Why cooking?

At Unity I was blessed to work for several years together with Andreas Fredriksson on some cool SIMD stuff. It’s easy - you hear Andreas Fredriksson, you think SIMD and intrinsics. Thank you Andreas, I learned a lot from you! (passion for SIMD included)

In one of his brilliant talks, he compared SIMD operations to cutting sellerie - and this is a fantastic analogy - even more than you can imagine.

Cutting sellerie

Imagine your knife is your CPU, and cutting is doing whatever calculation you want. Sellerie stick is your data that you want to apply the operation to.

An easy comparison is cutting one sellerie stick (scalar operation) to cutting four sellerie sticks at once (vector operation). Hmm, that’s four times faster! What else can we think of here?

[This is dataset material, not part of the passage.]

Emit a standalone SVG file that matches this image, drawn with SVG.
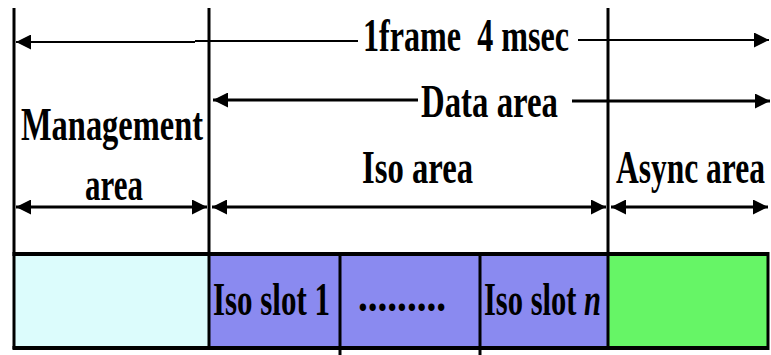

Data layout. To be able to cut four sticks at once (process vector data), you have to spent more time by picking four sticks from your pile instead of one (load and ensure your data is laid out in SoA fashion).
Alignment. Vector data must be aligned (to 16 bytes in simple cases), and you have to align your four sellerie sticks to make sure that you cut to accurate pieces from the very beginning of the sticks.
Data size. Now, you can start your cutting. One cut produces four pieces, and takes the same time as if you were cutting a single stick. The longer the sticks (the more data), the more speedup you get. It doesn’t make much sense to do the preparation and alignment if all you need is a single cut - in this case, scalar operations may win speed-wise.
Processing tails. If your data length doesn’t divide by vector length, then you have to process the “tail” - perform scalar operations on Length mod VectorSize elements/bytes. in SIMD code, it’s the scalar ops right after the vector loop. Back to sellerie: if your sticks are not of the same length, then you’ll have to realign the remaining after the shortest is finished or even cut the remainder one by one, in a scalar way.
Memory bandwidth. It came to my mind once that the width of your cutting board is equivalent to your memory bandwidth; if you are cutting one sellerie stick (scalar), you are wasting most of your board width (mem bandwidth).
Power consumption. Although the latency of your vector vs. scalar operations (how long it takes to do the cut) is more or less the same, your hand gets tired more quickly if you cut four sticks vs. one - same applies to the CPU - vector operations consume more power than scalar ones, but not 4x.

Disclaimer: I’m mentioning four sticks as if it was 4 singles packed into a 128-bit vector. Of course, it applies to wider vectors in the same way, just replace 4 with 8, 16 or whatever large your vector is.

It’s a curious analogy, isn’t it - also shows there are more facets than just “do four at once”. Many people don’t even realize they can’t utilize full memory bandwidth without SIMD operations!